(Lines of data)
□ □ □ □ □

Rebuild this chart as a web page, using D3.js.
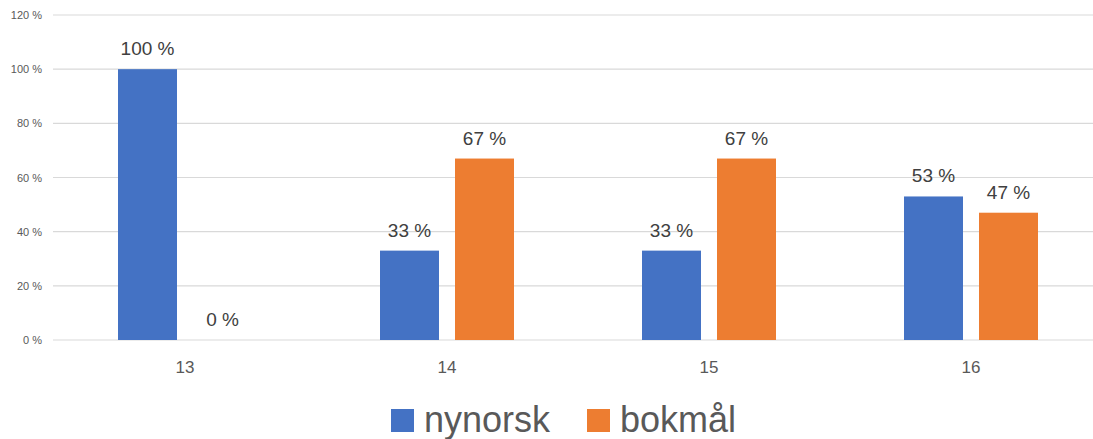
<!DOCTYPE html>
<html>
<head>
<meta charset="utf-8">
<script src="https://cdn.jsdelivr.net/npm/d3@7"></script>
<style>
  html, body { margin: 0; padding: 0; background: #fff; }
  svg { display: block; font-family: "Liberation Sans", Arial, sans-serif; }
</style>
</head>
<body>
<svg id="chart" width="1093" height="439"></svg>
<script>
// Share of pupils by written standard, per age
const categories = ["13", "14", "15", "16"];
const seriesNames = ["nynorsk", "bokmål"];
const nynorsk = [100, 33, 33, 53];
const bokmal = [0, 67, 67, 47];
const yTicks = [0, 20, 40, 60, 80, 100, 120];
const colors = ["#4472C4", "#ED7D31"];

const svg = d3.select("#chart");
const W = 1093;

const x = d3.scaleBand().domain(categories).range([54, 1102]).paddingInner(0).paddingOuter(0);
const y = d3.scaleLinear().domain([0, 120]).range([340, 15]);
const barW = 59, gap = 16;
const groupW = 2 * barW + gap;
const xs = d3.scaleBand().domain(seriesNames).range([0, groupW]).paddingInner(gap / (barW + gap)).paddingOuter(0);

// gridlines
svg.append("g")
  .selectAll("line")
  .data(yTicks)
  .join("line")
  .attr("x1", 53).attr("x2", W)
  .attr("y1", d => y(d)).attr("y2", d => y(d))
  .attr("stroke", "#D9D9D9").attr("stroke-width", 1.2);

// y axis labels
const yAxis = d3.axisLeft(y).tickValues(yTicks).tickFormat(d => d + " %").tickSize(0).tickPadding(0);
svg.append("g")
  .attr("transform", "translate(42,0)")
  .call(yAxis)
  .call(g => g.select(".domain").remove())
  .call(g => g.selectAll("text")
    .attr("fill", "#595959")
    .style("font-size", "11px")
    .style("font-family", "Liberation Sans, Arial, sans-serif"));

// bars
const rows = categories.map((c, i) => ({ cat: c, vals: [nynorsk[i], bokmal[i]] }));
const groups = svg.append("g").selectAll("g")
  .data(rows)
  .join("g")
  .attr("transform", d => `translate(${x(d.cat) + x.bandwidth() / 2 - groupW / 2},0)`);

groups.selectAll("rect")
  .data(d => d.vals.map((v, k) => ({ v, k })))
  .join("rect")
  .attr("x", d => xs(seriesNames[d.k]))
  .attr("width", xs.bandwidth())
  .attr("y", d => y(d.v))
  .attr("height", d => y(0) - y(d.v))
  .attr("fill", d => colors[d.k]);

// value labels
groups.selectAll("text")
  .data(d => d.vals.map((v, k) => ({ v, k })))
  .join("text")
  .attr("x", d => xs(seriesNames[d.k]) + xs.bandwidth() / 2)
  .attr("y", d => y(d.v) - 14)
  .attr("text-anchor", "middle")
  .attr("fill", "#404040")
  .style("font-size", "19px")
  .text(d => d.v + " %");

// category axis
const xAxis = d3.axisBottom(x).tickSize(0).tickPadding(0);
svg.append("g")
  .attr("transform", "translate(0,361)")
  .call(xAxis)
  .call(g => g.select(".domain").remove())
  .call(g => g.selectAll("text")
    .attr("fill", "#595959")
    .attr("dy", "0.71em")
    .style("font-size", "17px")
    .style("font-family", "Liberation Sans, Arial, sans-serif"));

// legend
const legendX = [391, 587];
const legend = svg.append("g").selectAll("g")
  .data(seriesNames)
  .join("g")
  .attr("transform", (d, i) => `translate(${legendX[i]},409)`);
legend.append("rect")
  .attr("width", 23).attr("height", 23)
  .attr("fill", (d, i) => colors[i]);
legend.append("text")
  .attr("x", 33).attr("y", 23)
  .attr("fill", "#595959")
  .style("font-size", "36px")
  .text(d => d);
</script>
</body>
</html>
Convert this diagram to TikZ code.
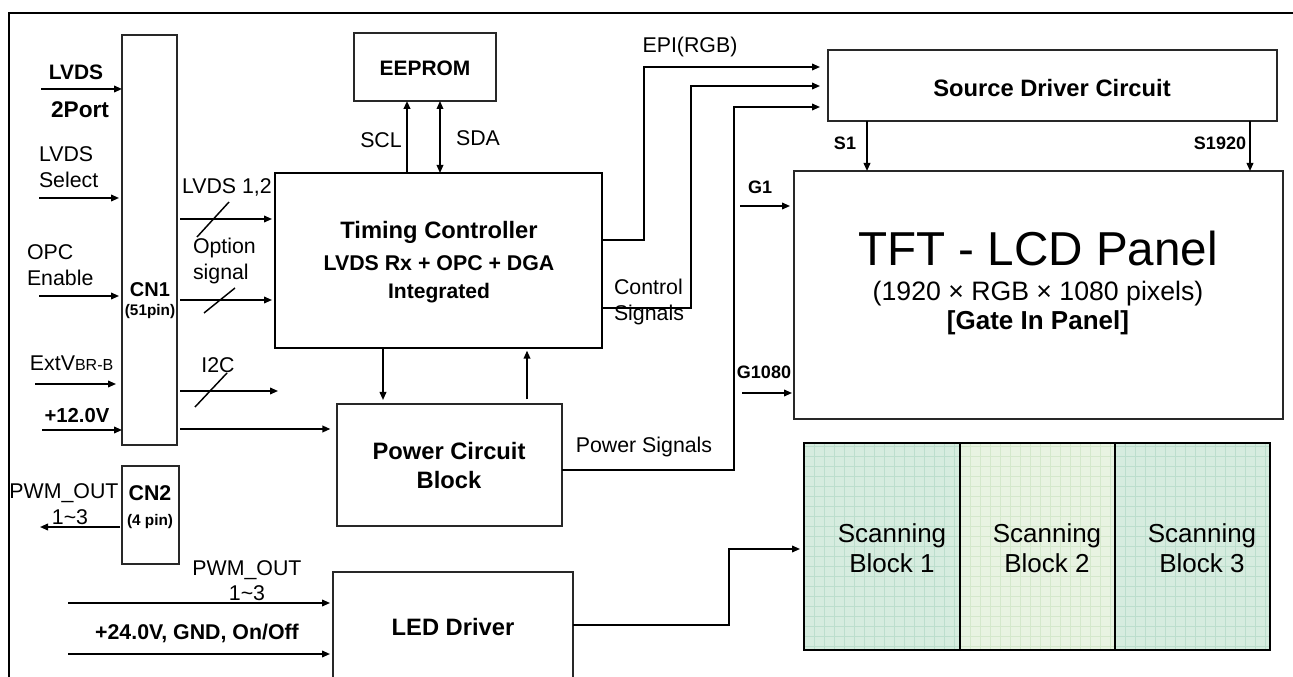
\documentclass[tikz,border=0pt]{standalone}
\usepackage{fontspec}
\setmainfont{Liberation Sans}
\usetikzlibrary{arrows.meta,fit}
\definecolor{scanA}{RGB}{214,236,223}
\definecolor{scanAg}{RGB}{188,222,205}
\definecolor{scanB}{RGB}{232,243,226}
\definecolor{scanBg}{RGB}{212,232,204}
\definecolor{boxc}{RGB}{40,40,40}
\begin{document}
\begin{tikzpicture}[x=0.75pt,y=-0.75pt,
  every node/.style={inner sep=0pt,outer sep=0pt},
  box/.style={draw=boxc,line width=0.8pt,inner sep=0pt},
  tbox/.style={draw=black,line width=1.5pt,inner sep=0pt},
  lbl/.style={font=\fontsize{16}{19.5}\selectfont,align=center},
  lbll/.style={font=\fontsize{16}{19.5}\selectfont,align=left,anchor=west},
  blbl/.style={font=\bfseries\fontsize{15.7}{19}\selectfont,align=center},
  sblbl/.style={font=\bfseries\fontsize{13.5}{16}\selectfont},
  ttl/.style={font=\bfseries\fontsize{17.8}{21.75}\selectfont,align=center},
  tip/.style={-{Triangle[length=6pt,width=5pt]}},
  arr/.style={line width=1.2pt,tip},
  ln/.style={line width=1.2pt},
  slash/.style={line width=1.1pt},
  scan/.style={draw=black,line width=1.2pt,inner sep=0pt},
  gridA/.style={path picture={\draw[scanAg,line width=0.5pt,step=7.5pt] (path picture bounding box.south west) grid (path picture bounding box.north east);}},
  gridB/.style={path picture={\draw[scanBg,line width=0.5pt,step=7.5pt] (path picture bounding box.south west) grid (path picture bounding box.north east);}}
]
\clip (0,0) rectangle (1293,677);
\useasboundingbox (0,0) rectangle (1293,677);
\fill[white] (0,0) rectangle (1293,677);

% frame
\draw[line width=1.5pt] (9,680) -- (9,13) -- (1295,13);

% boxes
\node[box,fit={(122,35) (177,445)}] (cn1) {};
\node[box,fit={(122,466) (179,564)}] (cn2) {};
\node[tbox,fit={(275,173) (602,348)}] (tc) {};
\node[box,fit={(354,33) (496,101)}] (ee) {};
\node[box,fit={(828,50) (1277,121)}] (sd) {};
\node[box,fit={(794,171) (1283,419)}] (tft) {};
\node[box,fit={(337,404) (562,526)}] (pcb) {};
\node[box,fit={(333,572) (573,700)}] (led) {};
\node[scan,fill=scanA,gridA,fit={(804,443) (960,650)}] (s1) {};
\node[scan,fill=scanB,gridB,fit={(960,443) (1115,650)}] (s2) {};
\node[scan,fill=scanA,gridA,fit={(1115,443) (1270,650)}] (s3) {};

% box texts
\node[font=\bfseries\fontsize{15}{18}\selectfont] (cn1t) at (150,290) {CN1};
\node[font=\bfseries\fontsize{11.5}{14}\selectfont] (cn1p) at (150,312) {(51pin)};
\node[font=\bfseries\fontsize{16}{18}\selectfont] (cn2t) at (150,493) {CN2};
\node[font=\bfseries\fontsize{11.5}{14}\selectfont] (cn2p) at (150,522) {(4 pin)};
\node[ttl] (tc1) at (439,232) {Timing Controller};
\node[font=\bfseries\fontsize{16}{19}\selectfont] (tc2) at (439,263) {LVDS Rx + OPC + DGA};
\node[font=\bfseries\fontsize{15.8}{19}\selectfont] (tc3) at (439,293) {Integrated};
\node[blbl] (eet) at (425,68) {EEPROM};
\node[ttl] (sdt) at (1052,88) {Source Driver Circuit};
\node[font=\fontsize{35.7}{40}\selectfont] (tft1) at (1038,248) {TFT - LCD Panel};
\node[font=\fontsize{20}{24}\selectfont] (tft2) at (1038,294) {(1920 × RGB × 1080 pixels)};
\node[font=\bfseries\fontsize{19.5}{24}\selectfont] (tft3) at (1038,323) {[Gate In Panel]};
\node[ttl] (pcbt) at (449,466) {Power Circuit\\Block};
\node[ttl] (ledt) at (453,627) {LED Driver};
\node[font=\fontsize{19.5}{22.5}\selectfont,align=center] (s1t) at (892,548) {Scanning\\Block 1};
\node[font=\fontsize{19.5}{22.5}\selectfont,align=center] (s2t) at (1047,548) {Scanning\\Block 2};
\node[font=\fontsize{19.5}{22.5}\selectfont,align=center] (s3t) at (1202,548) {Scanning\\Block 3};

% left input labels
\node[blbl] (lA) at (76,72) {LVDS};
\node[font=\bfseries\fontsize{17}{20}\selectfont] (lA2) at (80,110) {2Port};
\node[lbll] (lB) at (39,167) {LVDS\\Select};
\node[lbll] (lC) at (27,265) {OPC\\Enable};
\node[lbll] (lD) at (30,363) {ExtV{\fontsize{12}{14}\selectfont BR-B}};
\node[font=\bfseries\fontsize{15.2}{18}\selectfont] (lE) at (77,416) {+12.0V};

% left input arrows
\coordinate (iA) at (41,89);
\coordinate (iB) at (39,198);
\coordinate (iC) at (39,296);
\coordinate (iD) at (35,384);
\coordinate (iE) at (42,430);
\draw[arr] (iA) -- (cn1.west |- iA);
\draw[arr,shorten >=2.25pt] (iB) -- (cn1.west |- iB);
\draw[arr,shorten >=2.25pt] (iC) -- (cn1.west |- iC);
\draw[arr,shorten >=4.5pt] (iD) -- (cn1.west |- iD);
\draw[arr] (iE) -- (cn1.west |- iE);

% CN1 outputs
\node[lbll] (oA) at (182,187) {LVDS 1,2};
\node[lbll] (oB) at (193,261) {Option\\signal};
\node[lbl] (oC) at (218,365) {I2C};
\draw[arr,shorten <=2.25pt,shorten >=2.25pt] (cn1.east |- 0,219) -- (tc.west |- 0,219);
\draw[arr,shorten <=2.25pt,shorten >=2.25pt] (cn1.east |- 0,300) -- (tc.west |- 0,300);
\coordinate (i2cend) at (278,391);
\draw[arr,shorten <=2.25pt] (cn1.east |- i2cend) -- (i2cend);
\draw[arr,shorten <=2.25pt,shorten >=5pt] (cn1.east |- 0,429) -- (pcb.west |- 0,429);
\draw[slash] (197,237) -- (229,202);
\draw[slash] (204,313) -- (235,288);
\draw[slash] (195,407) -- (227,373);

% EEPROM links
\draw[line width=1.6pt,tip] (tc.north -| 407,0) -- (ee.south -| 407,0);
\draw[line width=0.9pt,{Triangle[length=6pt,width=5pt]}-{Triangle[length=6pt,width=5pt]}] (ee.south -| 440,0) -- (tc.north -| 440,0);
\node[lbl] (scl) at (381,140) {SCL};
\node[lbl] (sda) at (478,138) {SDA};

% to source driver
\draw[arr,shorten >=6pt] (tc.east |- 0,240) -| (644,67) -- (sd.west |- 0,67);
\draw[arr,shorten >=6pt] (tc.east |- 0,308) -| (691,86) -- (sd.west |- 0,86);
\draw[arr,shorten >=6pt] (pcb.east |- 0,470) -| (734,107) -- (sd.west |- 0,107);
\node[lbl] (epi) at (690,47) {EPI(RGB)};
\node[lbll] (ctl) at (614,302) {Control\\Signals};
\node[lbl] (pws) at (644,447) {Power Signals};

% source to panel
\draw[arr] (sd.south -| 867,0) -- (tft.north -| 867,0);
\draw[arr] (sd.south -| 1250,0) -- (tft.north -| 1250,0);
\node[sblbl] (s1l) at (845,143) {S1};
\node[sblbl] (s1920l) at (1220,143) {S1920};

% gate
\coordinate (g1s) at (740,206);
\coordinate (g2s) at (742,393);
\draw[arr,shorten >=3pt] (g1s) -- (tft.west |- g1s);
\draw[arr,shorten >=1.5pt] (g2s) -- (tft.west |- g2s);
\node[sblbl] (g1l) at (760,187) {G1};
\node[sblbl] (g2l) at (764,372) {G1080};

% TC <-> power
\draw[arr,shorten >=3pt] (tc.south -| 383,0) -- (pcb.north -| 383,0);
\draw[arr,shorten <=3.5pt,shorten >=2pt] (pcb.north -| 527,0) -- (tc.south -| 527,0);

% CN2 output
\coordinate (pwmend) at (40,527);
\draw[arr,shorten <=1.5pt] (cn2.west |- pwmend) -- (pwmend);
\node[lbl] (pwm1) at (64,493) {PWM\_OUT};
\node[lbl] (pwm1b) at (70,517) {1\textasciitilde3};

% LED driver
\coordinate (ledA) at (68,603);
\coordinate (ledB) at (68,654);
\draw[arr,shorten >=2.25pt] (ledA) -- (led.west |- ledA);
\draw[arr,shorten >=2.25pt] (ledB) -- (led.west |- ledB);
\node[lbl] (pwm2) at (247,570) {PWM\_OUT};
\node[lbl] (pwm2b) at (247,593) {1\textasciitilde3};
\node[blbl,font=\bfseries\fontsize{16}{19}\selectfont] (pwr24) at (197,633) {+24.0V, GND, On/Off};
\draw[arr,shorten >=3pt] (led.east |- 0,625) -| (729,549) -- (s1.west |- 0,549);
\end{tikzpicture}
\end{document}
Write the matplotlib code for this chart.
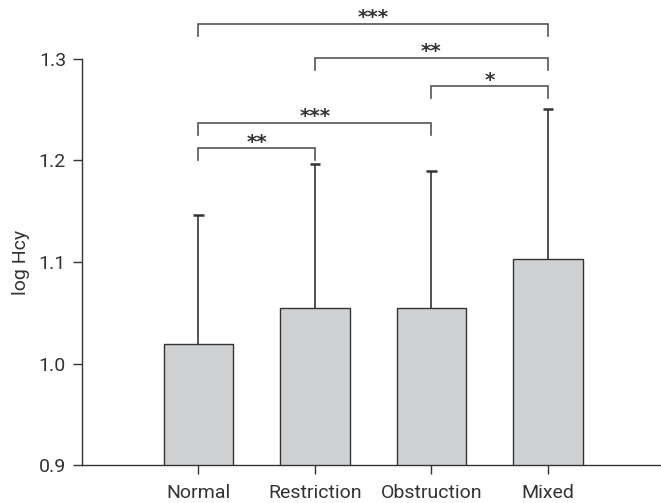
import matplotlib.pyplot as plt

# group means and upper error (log Hcy)
groups = ["Normal", "Restriction", "Obstruction", "Mixed"]
means = [1.019, 1.055, 1.055, 1.103]
errs = [0.127, 0.141, 0.134, 0.147]

# significance brackets: (left group, right group, label)
pairs = [(0, 3, "***"), (1, 3, "**"), (2, 3, "*"), (0, 2, "***"), (0, 1, "**")]
bracket_y = [1.334, 1.301, 1.273, 1.237, 1.212]

plt.rcParams["font.family"] = ["Roboto", "DejaVu Sans"]
dark = "#333333"

fig = plt.figure(figsize=(6.61, 5.03), dpi=100)
ax = fig.add_axes([82 / 661, 37.6 / 503, 1 - 82 / 661, 465.4 / 503])

x = list(range(len(groups)))
ax.bar(x, means, width=0.6, color="#d0d1d3", edgecolor=dark, linewidth=1.0, zorder=2)

# upper-only error bars
tops = [m + e for m, e in zip(means, errs)]
ax.vlines(x, means, tops, color=dark, lw=1.2, zorder=3)
ax.hlines(tops, [i - 0.047 for i in x], [i + 0.047 for i in x], color=dark, lw=1.8, zorder=3)

ax.set_xlim(-1, 3.97)
ax.set_ylim(0.9, 1.3576)
ax.set_yticks([0.9, 1.0, 1.1, 1.2, 1.3])
ax.set_yticklabels(["0.9", "1.0", "1.1", "1.2", "1.3"])
ax.set_xticks(x)
ax.set_xticklabels(groups)

for s in ["top", "right"]:
    ax.spines[s].set_visible(False)
ax.spines["left"].set_bounds(0.9, 1.3)
ax.spines["left"].set_color(dark)
ax.spines["bottom"].set_color(dark)
ax.spines["left"].set_linewidth(1.0)
ax.spines["bottom"].set_linewidth(1.0)
ax.tick_params(axis="both", colors=dark, labelsize=14, length=6.5, width=1.0, pad=5)
ax.tick_params(axis="x", pad=7)

drop = 0.0118
for (a, b, lab), yb in zip(pairs, bracket_y):
    ax.plot([a, a, b, b], [yb - drop, yb, yb, yb - drop], color="#555555",
            lw=1.2, clip_on=False, solid_joinstyle="miter")
    ax.text((a + b) / 2, yb + 0.0005, lab, ha="center", va="baseline", fontsize=14.5,
            family="DejaVu Sans", fontweight="bold", color=dark, clip_on=False)

fig.text(21 / 661, 1 - 262 / 503, "log Hcy", rotation=90, ha="center", va="center",
         fontsize=14, color=dark)

fig.savefig("out.png", dpi=100)
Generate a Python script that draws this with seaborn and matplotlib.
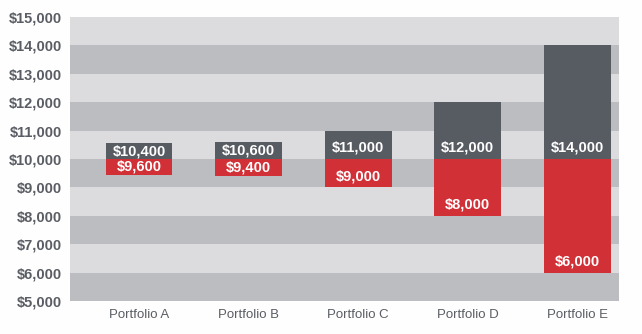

□ □ □ □ □

Do not copy any pictures. Retype exactly the stretch from the line with "Write the matplotlib code for this chart." through the line with "errs = [0.127, 0.141, 0.134, 0.147]".

Write the matplotlib code for this chart.
import matplotlib.pyplot as plt

# group means and upper error (log Hcy)
groups = ["Normal", "Restriction", "Obstruction", "Mixed"]
means = [1.019, 1.055, 1.055, 1.103]
errs = [0.127, 0.141, 0.134, 0.147]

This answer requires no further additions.